[START OF DATA LINES]

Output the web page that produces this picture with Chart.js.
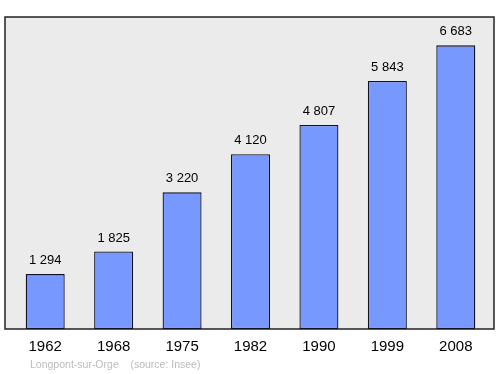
<!DOCTYPE html>
<html>
<head>
<meta charset="utf-8">
<script src="https://cdn.jsdelivr.net/npm/chart.js@4"></script>
<style>
  html, body { margin: 0; padding: 0; background: #fff; }
  #wrap { width: 500px; height: 374px; }
</style>
</head>
<body>
<div id="wrap"><canvas id="popChart" width="500" height="374"></canvas></div>
<script>
const years = ["1962", "1968", "1975", "1982", "1990", "1999", "2008"];
const population = [1294, 1825, 3220, 4120, 4807, 5843, 6683];
const footerText = "Longpont-sur-Orge    (source: Insee)";

function fmt(n) {
  return String(n).replace(/\B(?=(\d{3})+(?!\d))/g, " ");
}

// grey frame behind the bars, value labels and footer
const framePlugin = {
  id: "frame",
  beforeDatasetsDraw(chart) {
    const a = chart.chartArea;
    const ctx = chart.ctx;
    ctx.save();
    ctx.fillStyle = "#ebebeb";
    ctx.fillRect(a.left - 6, a.top, a.right - a.left + 10, a.bottom - a.top);
    ctx.strokeStyle = "#222";
    ctx.lineWidth = 1.5;
    ctx.strokeRect(a.left - 6, a.top, a.right - a.left + 10, a.bottom - a.top);
    ctx.restore();
  },
  afterDatasetsDraw(chart) {
    const ctx = chart.ctx;
    const meta = chart.getDatasetMeta(0);
    ctx.save();
    ctx.fillStyle = "#000";
    ctx.font = "13px 'Liberation Sans', Arial, sans-serif";
    ctx.textAlign = "center";
    ctx.textBaseline = "bottom";
    meta.data.forEach((bar, i) => {
      ctx.fillText(fmt(population[i]), bar.x, bar.y - 7);
    });
    ctx.fillStyle = "#bbb";
    ctx.font = "10.5px 'Liberation Sans', Arial, sans-serif";
    ctx.textAlign = "left";
    ctx.textBaseline = "middle";
    ctx.fillText(footerText, 30, 365);
    ctx.restore();
  }
};

new Chart(document.getElementById("popChart"), {
  type: "bar",
  data: {
    labels: years,
    datasets: [{
      data: population,
      backgroundColor: "#7799ff",
      borderColor: "#111122",
      borderWidth: 1.3,
      borderSkipped: false,
      categoryPercentage: 1,
      barPercentage: 0.57
    }]
  },
  options: {
    responsive: false,
    animation: false,
    layout: { padding: { left: 11, right: 10, top: 17, bottom: 15 } },
    plugins: { legend: { display: false }, tooltip: { enabled: false } },
    scales: {
      x: {
        grid: { display: false },
        border: { display: false },
        afterFit(scale) { scale.height = 30; },
        ticks: {
          color: "#000",
          padding: 1,
          font: { size: 15, family: "'Liberation Sans', Arial, sans-serif" }
        }
      },
      y: {
        display: false,
        min: 0,
        max: 7351
      }
    }
  },
  plugins: [framePlugin]
});
</script>
</body>
</html>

[END OF DATA LINES]

### [TASK REQUIREMENTS]
Reproduce the material above in full, exactly, with no images.

### [COMPLETE ANSWER]
Output the web page that produces this picture with Chart.js.
<!DOCTYPE html>
<html>
<head>
<meta charset="utf-8">
<script src="https://cdn.jsdelivr.net/npm/chart.js@4"></script>
<style>
  html, body { margin: 0; padding: 0; background: #fff; }
  #wrap { width: 500px; height: 374px; }
</style>
</head>
<body>
<div id="wrap"><canvas id="popChart" width="500" height="374"></canvas></div>
<script>
const years = ["1962", "1968", "1975", "1982", "1990", "1999", "2008"];
const population = [1294, 1825, 3220, 4120, 4807, 5843, 6683];
const footerText = "Longpont-sur-Orge    (source: Insee)";

function fmt(n) {
  return String(n).replace(/\B(?=(\d{3})+(?!\d))/g, " ");
}

// grey frame behind the bars, value labels and footer
const framePlugin = {
  id: "frame",
  beforeDatasetsDraw(chart) {
    const a = chart.chartArea;
    const ctx = chart.ctx;
    ctx.save();
    ctx.fillStyle = "#ebebeb";
    ctx.fillRect(a.left - 6, a.top, a.right - a.left + 10, a.bottom - a.top);
    ctx.strokeStyle = "#222";
    ctx.lineWidth = 1.5;
    ctx.strokeRect(a.left - 6, a.top, a.right - a.left + 10, a.bottom - a.top);
    ctx.restore();
  },
  afterDatasetsDraw(chart) {
    const ctx = chart.ctx;
    const meta = chart.getDatasetMeta(0);
    ctx.save();
    ctx.fillStyle = "#000";
    ctx.font = "13px 'Liberation Sans', Arial, sans-serif";
    ctx.textAlign = "center";
    ctx.textBaseline = "bottom";
    meta.data.forEach((bar, i) => {
      ctx.fillText(fmt(population[i]), bar.x, bar.y - 7);
    });
    ctx.fillStyle = "#bbb";
    ctx.font = "10.5px 'Liberation Sans', Arial, sans-serif";
    ctx.textAlign = "left";
    ctx.textBaseline = "middle";
    ctx.fillText(footerText, 30, 365);
    ctx.restore();
  }
};

new Chart(document.getElementById("popChart"), {
  type: "bar",
  data: {
    labels: years,
    datasets: [{
      data: population,
      backgroundColor: "#7799ff",
      borderColor: "#111122",
      borderWidth: 1.3,
      borderSkipped: false,
      categoryPercentage: 1,
      barPercentage: 0.57
    }]
  },
  options: {
    responsive: false,
    animation: false,
    layout: { padding: { left: 11, right: 10, top: 17, bottom: 15 } },
    plugins: { legend: { display: false }, tooltip: { enabled: false } },
    scales: {
      x: {
        grid: { display: false },
        border: { display: false },
        afterFit(scale) { scale.height = 30; },
        ticks: {
          color: "#000",
          padding: 1,
          font: { size: 15, family: "'Liberation Sans', Arial, sans-serif" }
        }
      },
      y: {
        display: false,
        min: 0,
        max: 7351
      }
    }
  },
  plugins: [framePlugin]
});
</script>
</body>
</html>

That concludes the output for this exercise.